Economist Harry Dent has told the Herald Sun that the Australian market is looking much the same way the Japanese market did before its crash in the 1980s, when values fell by as much as 60%.

“That’s what Australia could be looking at. I think prices will go back down to where they were in mid-2000, to where young families can start affording a house again – so that could prove a good thing,” he said.

Such comparisons have been made before, with some analysts saying the Australian market is gearing itself up for a fall. Local economist Steve Keen has famously predicted that property prices could fall as much as 40% over the next 10-15 years. (That prediction was made in 2007).

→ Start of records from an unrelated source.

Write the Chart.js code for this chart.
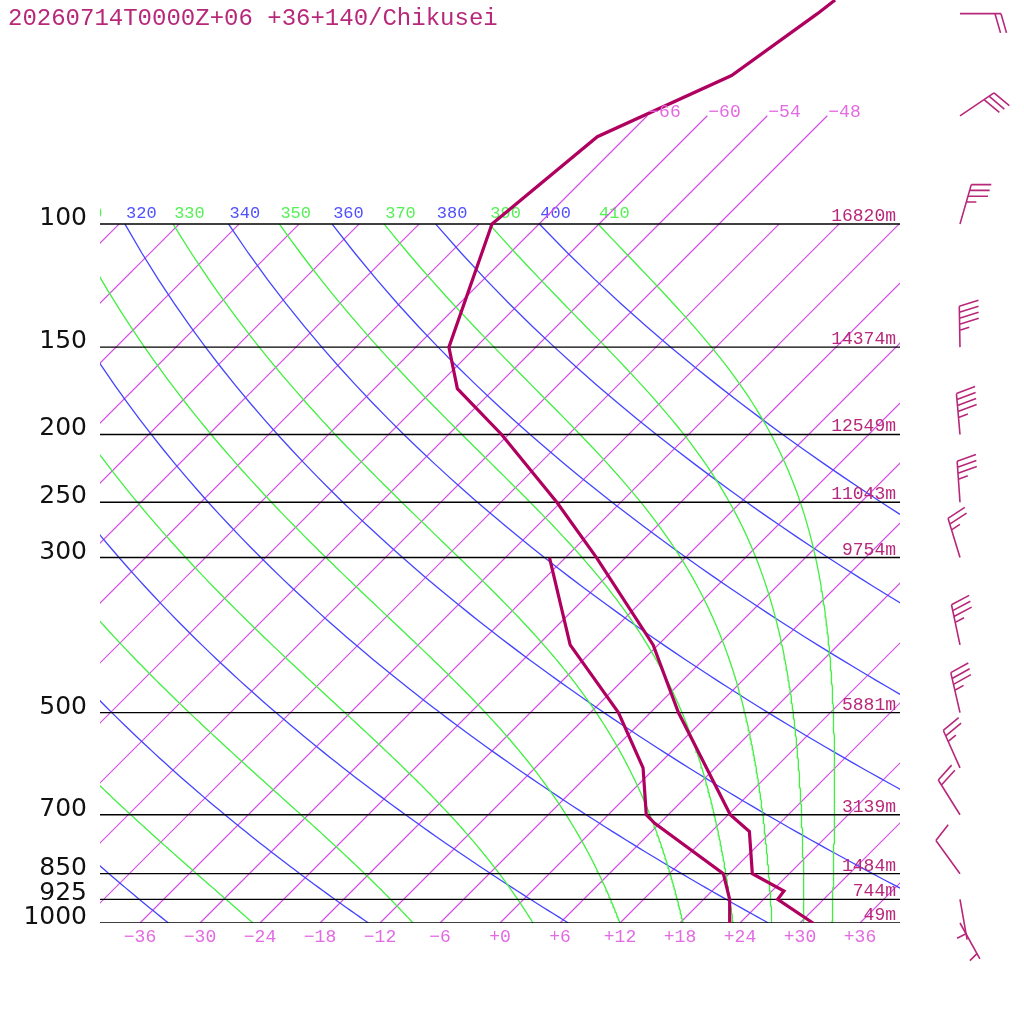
<!DOCTYPE html>
<html>
<head>
<meta charset="utf-8">
<script src="https://cdn.jsdelivr.net/npm/chart.js@4.4.1/dist/chart.umd.min.js"></script>
<style>
  html, body { margin: 0; padding: 0; background: #fff; }
  canvas { display: block; }
</style>
</head>
<body>
<canvas id="skewt" width="1024" height="1024"></canvas>
<script>
const TITLE = "20260714T0000Z+06 +36+140/Chikusei";

// sounding (hPa, degC)
const tempPres = [1000, 925, 900, 850, 740, 700, 500, 400, 300, 250, 200, 172, 150, 100, 75, 61.3, 50, 47.8];
const tempVals = [31.3, 25.4, 25.2, 20.3, 15.8, 12.2, -3.2, -12.5, -26.9, -36.4, -48.7, -57.7, -62.7, -70.7, -68.9, -61.6, -59.2, -58.8];
const dewPres = [1000, 925, 850, 720, 700, 600, 500, 400, 300];
const dewVals = [22.9, 20.6, 17.4, 5.5, 3.8, -1.2, -9.2, -20.8, -31.6];

// levels with heights
const levelPres = [100, 150, 200, 250, 300, 500, 700, 850, 925, 1000];
const levelHeights = ["16820m", "14374m", "12549m", "11043m", "9754m", "5881m", "3139m", "1484m", "744m", "49m"];

// winds (direction deg, speed kt)
const windPres = [50, 70, 100, 150, 200, 250, 300, 400, 500, 600, 700, 850, 925, 1000];
const windDir = [90, 56, 16, 359, 355, 356, 343, 348, 347, 336, 328, 324, 170, 151];
const windKt = [20, 30, 35, 45, 45, 35, 25, 35, 35, 25, 20, 10, 5, 5];

// diagram background
const isoLabels = [-36, -30, -24, -18, -12, -6, 0, 6, 12, 18, 24, 30, 36];
const isoUpper = [-66, -60, -54, -48];
const dryThetas = [240, 260, 280, 300, 320, 340, 360, 380, 400];
const moistLabels = [250, 270, 290, 310, 330, 350, 370, 390, 410];
const moistStart = [-24.7, -8.7, 3.3, 12.0, 18.3, 23.3, 27.2, 30.4, 33.2];

const P0 = 1000;
const PTOP = 47.8;
const SKEW = 699 / (10 * Math.LN10); // 45 degree isotherms

const C_ISO = "#d44ee4";
const C_ISO_TXT = "#e26ae2";
const C_DRY = "#4444ff";
const C_MOIST = "#40f040";
const C_PROFILE = "#b0005f";
const C_MARK = "#b8287a";

function skewX(t, p) {
  return t + SKEW * Math.log(P0 / p);
}

function toPoints(pres, vals) {
  return pres.map((p, i) => ({ x: skewX(vals[i], p), y: p }));
}

function line(points, color, width, order) {
  return {
    data: points, borderColor: color, borderWidth: width, order,
    pointRadius: 0, showLine: true, fill: false, tension: 0
  };
}

function dryAdiabat(theta) {
  const pts = [];
  for (let p = 1000; p >= 100; p -= 10) {
    pts.push({ x: skewX(theta * Math.pow(p / P0, 0.2857) - 273.15, p), y: p });
  }
  return pts;
}

function satMix(tc, p) {
  const es = 6.112 * Math.exp(17.67 * tc / (tc + 243.5));
  return 0.622 * es / (p - es);
}

function moistRate(tk, p) {
  const rs = satMix(tk - 273.15, p);
  const lv = 2.501e6;
  return (287.04 * tk + lv * rs) / (1005.7 + lv * lv * rs * 0.622 / (287.04 * tk * tk));
}

function moistAdiabat(t0) {
  const pts = [];
  let tk = t0 + 273.15;
  for (let p = 1000; p >= 100; p -= 5) {
    pts.push({ x: skewX(tk - 273.15, p), y: p });
    const h = Math.log((p - 5) / p);
    const pm = p * Math.exp(h / 2);
    const k1 = moistRate(tk, p);
    const k2 = moistRate(tk + h / 2 * k1, pm);
    const k3 = moistRate(tk + h / 2 * k2, pm);
    const k4 = moistRate(tk + h * k3, p - 5);
    tk += h / 6 * (k1 + 2 * k2 + 2 * k3 + k4);
  }
  return pts;
}

const datasets = [];
datasets.push(line(toPoints(tempPres, tempVals), C_PROFILE, 3.2, 0));
datasets.push(line(toPoints(dewPres, dewVals), C_PROFILE, 3.2, 1));
levelPres.forEach((p) => datasets.push(line([{ x: -40, y: p }, { x: 40, y: p }], "#000", 1.4, 2)));
const moistLines = moistStart.map((t) => moistAdiabat(t));
moistLines.forEach((pts) => datasets.push(line(pts, C_MOIST, 1.3, 3)));
const dryLines = dryThetas.map((th) => dryAdiabat(th));
dryLines.forEach((pts) => datasets.push(line(pts, C_DRY, 1.3, 4)));
for (let t = -150; t <= 36; t += 6) {
  const top = isoUpper.includes(t) ? 70 : 100;
  datasets.push(line([{ x: skewX(t, 1000), y: 1000 }, { x: skewX(t, top), y: top }], C_ISO, 1.2, 5));
}

function drawBarb(ctx, x, y, dir, kt) {
  const rad = dir * Math.PI / 180;
  const ux = Math.sin(rad), uy = -Math.cos(rad);
  const a = 74 * Math.PI / 180;
  const fx = ux * Math.cos(a) - uy * Math.sin(a);
  const fy = ux * Math.sin(a) + uy * Math.cos(a);
  const len = 41, gap = 6, flen = 20;
  ctx.beginPath();
  ctx.moveTo(x, y);
  ctx.lineTo(x + ux * len, y + uy * len);
  const fulls = Math.floor(kt / 10);
  const half = kt % 10 >= 5;
  let pos = fulls === 0 ? len - gap : len;
  for (let i = 0; i < fulls; i++) {
    const sx = x + ux * pos, sy = y + uy * pos;
    ctx.moveTo(sx, sy);
    ctx.lineTo(sx + fx * flen, sy + fy * flen);
    pos -= gap;
  }
  if (half) {
    const sx = x + ux * pos, sy = y + uy * pos;
    ctx.moveTo(sx, sy);
    ctx.lineTo(sx + fx * flen / 2, sy + fy * flen / 2);
  }
  ctx.stroke();
}

const overlay = {
  id: "overlay",
  beforeDatasetsDraw(chart) {
    const { ctx, chartArea: area, scales: { x, y } } = chart;
    ctx.save();
    ctx.beginPath();
    ctx.rect(area.left, area.top, area.right - area.left, area.bottom - area.top);
    ctx.clip();
    ctx.font = "17px 'Liberation Mono', monospace";
    ctx.textAlign = "left";
    ctx.textBaseline = "alphabetic";
    const yTop = y.getPixelForValue(100) - 6;
    const labels = [];
    dryLines.forEach((pts, i) => labels.push({ pt: pts[pts.length - 1], text: String(dryThetas[i]), color: "#5050ff" }));
    moistLines.forEach((pts, i) => labels.push({ pt: pts[pts.length - 1], text: String(moistLabels[i]), color: "#56f056" }));
    labels.forEach((l) => {
      ctx.fillStyle = l.color;
      ctx.fillText(l.text, x.getPixelForValue(l.pt.x) + 1, yTop);
    });
    ctx.restore();
  },
  afterDraw(chart) {
    const { ctx, chartArea: area, scales: { x, y } } = chart;
    ctx.save();
    ctx.fillStyle = C_MARK;
    ctx.font = "24px 'Liberation Mono', monospace";
    ctx.textBaseline = "alphabetic";
    ctx.textAlign = "left";
    ctx.fillText(TITLE, 8, 25);

    // pressure labels and heights
    levelPres.forEach((p, i) => {
      const py = y.getPixelForValue(p);
      ctx.fillStyle = "#111";
      ctx.font = "25px 'DejaVu Sans', sans-serif";
      ctx.textAlign = "right";
      ctx.fillText(String(p), 87, py + 1);
      ctx.fillStyle = C_MARK;
      ctx.font = "18px 'Liberation Mono', monospace";
      ctx.fillText(levelHeights[i], area.right - 4, py - 3);
    });

    // isotherm labels
    ctx.fillStyle = C_ISO_TXT;
    ctx.font = "18px 'Liberation Mono', monospace";
    ctx.textAlign = "center";
    isoLabels.forEach((t) => {
      const txt = (t < 0 ? "\u2212" : "+") + Math.abs(t);
      ctx.fillText(txt, x.getPixelForValue(skewX(t, 1000)), area.bottom + 19);
    });
    ctx.textAlign = "left";
    isoUpper.forEach((t) => {
      ctx.fillText("\u2212" + Math.abs(t), x.getPixelForValue(skewX(t, 70)) + 1, y.getPixelForValue(70) + 1);
    });

    // wind barbs
    ctx.strokeStyle = C_MARK;
    ctx.lineWidth = 1.6;
    windPres.forEach((p, i) => drawBarb(ctx, 960, y.getPixelForValue(p), windDir[i], windKt[i]));
    ctx.restore();
  }
};

new Chart(document.getElementById("skewt"), {
  type: "scatter",
  data: { datasets },
  options: {
    responsive: false,
    animation: false,
    devicePixelRatio: 1,
    layout: { padding: { left: 100, right: 124, top: 0, bottom: 101 } },
    plugins: { legend: { display: false }, tooltip: { enabled: false } },
    scales: {
      x: { type: "linear", min: -40, max: 40, display: false },
      y: { type: "logarithmic", reverse: true, min: PTOP, max: 1000, display: false }
    }
  },
  plugins: [overlay]
});
</script>
</body>
</html>
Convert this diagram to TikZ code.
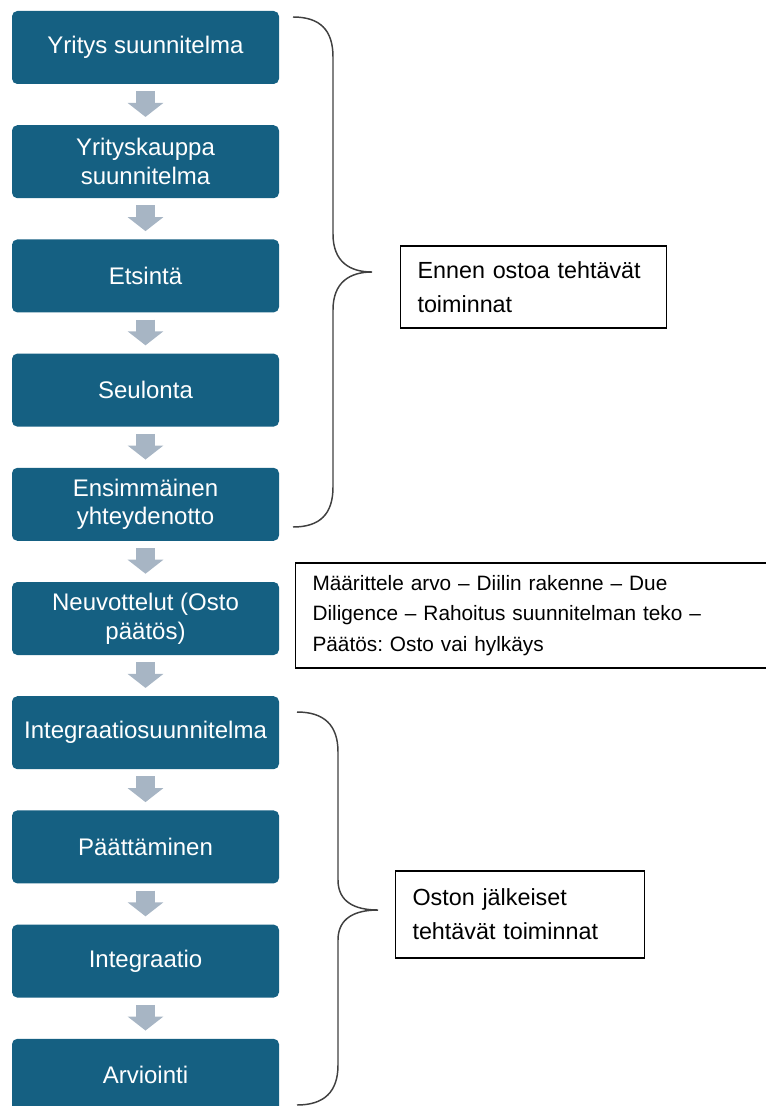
\documentclass[tikz,border=0pt]{standalone}
\usepackage{fontspec}
\setmainfont{Liberation Sans}
\usetikzlibrary{arrows.meta}
\frenchspacing
\definecolor{stepblue}{HTML}{156082}
\definecolor{flowgrey}{HTML}{A7B5C4}
\tikzset{
  phase/.style={fill=stepblue, rounded corners=4pt, minimum width=200.25pt, minimum height=54.75pt,
    text=white, align=center, inner sep=0pt, font=\fontsize{18}{21.5}\selectfont},
  flow/.style={draw=flowgrey, line width=14.25pt, -{Triangle[width=26.25pt, length=10.5pt]}},
  note/.style={draw=black, line width=0.8pt, align=left, anchor=west, inner xsep=12.75pt, inner ysep=0pt},
  brace/.style={draw=black!75, line width=1.1pt}
}
\begin{document}
\begin{tikzpicture}[x=0.75pt, y=-0.75pt]
  \clip (0,0) rectangle (766,1106);
  % process steps
  \node[phase] (yritys) at (145.5,47.5) {Yritys suunnitelma};
  \node[phase] (kauppa) at (145.5,161.7) {Yrityskauppa\\suunnitelma};
  \node[phase] (etsinta) at (145.5,275.9) {Etsintä};
  \node[phase] (seulonta) at (145.5,390.1) {Seulonta};
  \node[phase] (yhteys) at (145.5,504.3) {Ensimmäinen\\yhteydenotto};
  \node[phase] (neuvottelu) at (145.5,618.5) {Neuvottelut (Osto\\päätös)};
  \node[phase] (integsuun) at (145.5,732.7) {Integraatiosuunnitelma};
  \node[phase] (paattaminen) at (145.5,846.9) {Päättäminen};
  \node[phase] (integraatio) at (145.5,961.1) {Integraatio};
  \node[phase] (arviointi) at (145.5,1075.3) {Arviointi};
  % arrows
  \draw[flow] ([yshift=-5.25pt]yritys.south) -- ([yshift=6pt]kauppa.north);
  \draw[flow] ([yshift=-5.25pt]kauppa.south) -- ([yshift=6pt]etsinta.north);
  \draw[flow] ([yshift=-5.25pt]etsinta.south) -- ([yshift=6pt]seulonta.north);
  \draw[flow] ([yshift=-5.25pt]seulonta.south) -- ([yshift=6pt]yhteys.north);
  \draw[flow] ([yshift=-5.25pt]yhteys.south) -- ([yshift=6pt]neuvottelu.north);
  \draw[flow] ([yshift=-5.25pt]neuvottelu.south) -- ([yshift=6pt]integsuun.north);
  \draw[flow] ([yshift=-5.25pt]integsuun.south) -- ([yshift=6pt]paattaminen.north);
  \draw[flow] ([yshift=-5.25pt]paattaminen.south) -- ([yshift=6pt]integraatio.north);
  \draw[flow] ([yshift=-5.25pt]integraatio.south) -- ([yshift=6pt]arviointi.north);
  % notes
  \node[note, text width=174pt, minimum height=61.5pt, font=\fontsize{17.5}{25.5}\selectfont] (ennen) at (400,287)
    {Ennen ostoa tehtävät\\toiminnat};
  \node[note, text width=420pt, minimum height=78.75pt, font=\fontsize{15.6}{23}\selectfont] (vaiheet) at (295,615.5)
    {Määrittele arvo -- Diilin rakenne -- Due\\Diligence -- Rahoitus suunnitelman teko --\\Päätös: Osto vai hylkäys};
  \node[note, text width=161.25pt, minimum height=65.25pt, font=\fontsize{17.5}{25.5}\selectfont] (jalkeen) at (395,914.5)
    {Oston jälkeiset\\tehtävät toiminnat};
  % braces
  \draw[brace] (293,17) .. controls (320,17) and (333,30) .. (333,57) -- (333,234)
    .. controls (333,262) and (350,272) .. (372,272) .. controls (350,272) and (333,282) .. (333,310)
    -- (333,487) .. controls (333,514) and (320,527) .. (293,527);
  \draw[brace] (297,712) .. controls (324,712) and (338,725) .. (338,752) -- (338,880)
    .. controls (338,902) and (355,910) .. (378,910) .. controls (355,910) and (338,918) .. (338,940)
    -- (338,1065) .. controls (338,1092) and (324,1105) .. (297,1105);
\end{tikzpicture}
\end{document}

However, many local economists have rejected such predictions, saying the markets cannot be compared. APM economist Andrew Wilson says the Australian market has remained one of the most resilient, and it would take a significant change for prices to plummet by that much.

“International investors last week showed a very significant leap of faith in the Australian sharemarket, and by extension, the Australian economy. There is a sense that Australia provides a safe haven in terms of residential property.”

Wilson says the comparisons between Japan and Australia are flawed given the widely different nature of incomes, the property market itself and the connection to the Chinese economy which is unlikely to see its growth rate plummet in the near future.

“What we’ve seen during the GFC is that China sort of switched from an externally driven type of economy to growth within the domestic economy which showed it can remain resistant to downturns in the domestic export market.”

“That’s a very comforting outcome for Australia.”

Wilson also points to the weekend’s auction results, which were “resilient” given the massive turmoil in sharemarkets worldwide and renewed discussion about whether the RBA would in fact raise rates next month.

ANZ’s Phil Chronican and Commonwealth Bank chief executive Ralph Norris have now publically said they believe the RBA will keep rates on hold.

Melbourne recorded a 57% clearance rates this week, according to the Real Estate Institute of Victoria.

“Those looking to sell their home over spring will be hoping that speculation of an interest rate cut last week becomes a reality as it would boost buyer confidence just at the right time,” chief executive Enzo Raimondo said in a statement.

There were 431 reported auctions, with 244 sold.

Sydney recorded a 60.5% rate, with 214 reported auctions, while Adelaide and Brisbane recorded 21.7% and 25% respectively.